Derivative of the inverse of a symmetric matrix w.r.t itself

Question

I'm trying take the derivative of a symmetrix matrix $\mathbf{C}$ with respect to itself. $$ \begin{equation} \frac{\partial \mathbf{C}^{-1}}{\partial \mathbf{C}} \end{equation} $$

Using the indicial notation, above equation can be rewritten as follows $$ \begin{equation} \frac{\partial C_{ij}^{-1}}{\partial C_{kl}} \end{equation} $$

At first I've used the following formula, $$ \begin{equation} \frac{\partial C_{ij}^{-1}}{\partial C_{kl}} = -C^{-1}_{ik}C^{-1}_{lj} \end{equation} $$

But I quickly realized that we've lost the symmetry of the problem now.

I read The Matrix Cookbook and the other posts about the same problem but unfortunately, I couldn't understand the things they've done.

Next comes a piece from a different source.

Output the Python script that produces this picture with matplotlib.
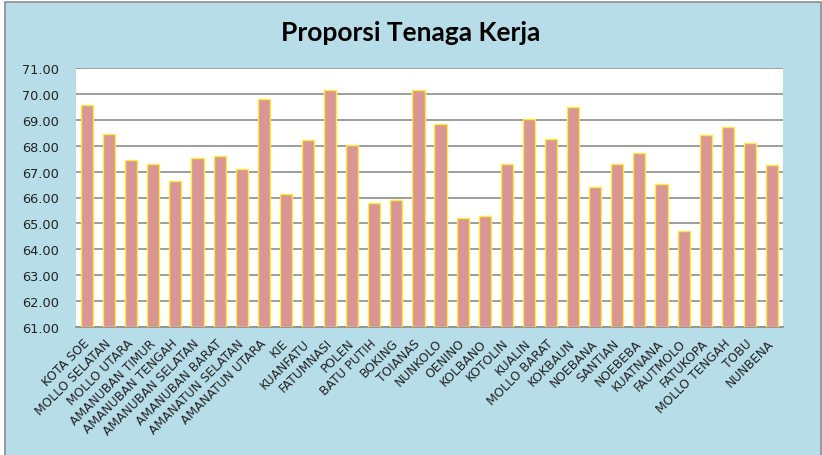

For example in this article, at Eq.(100) authors have used the property below when taking the derivative of Eq.(99) $$ \begin{equation} \frac{\partial \mathbf{C}^{-1}}{\partial \mathbf{C}} = -\mathbf{C}^{-1} \boxtimes \mathbf{C}^{-T} \mathbf{I}_s \end{equation} $$ Where $\boxtimes$ is the square product, $\mathbf{I}_s$ is the symmetric fourth-order identity tensor and they are defined as follows $$ \begin{align} (\mathbf{A} \boxtimes \mathbf{B})_{ijkl} &= \mathbf{A}_{ik}\mathbf{B}_{jl} \\ (\mathbf{I}_s)_{ijkl} &= \frac{1}{2}(\delta_{ik}\delta_{jl}+\delta_{il}\delta_{jk}) \end{align} $$

I couldn't understand how did they achieve this result and how can I derive it myself.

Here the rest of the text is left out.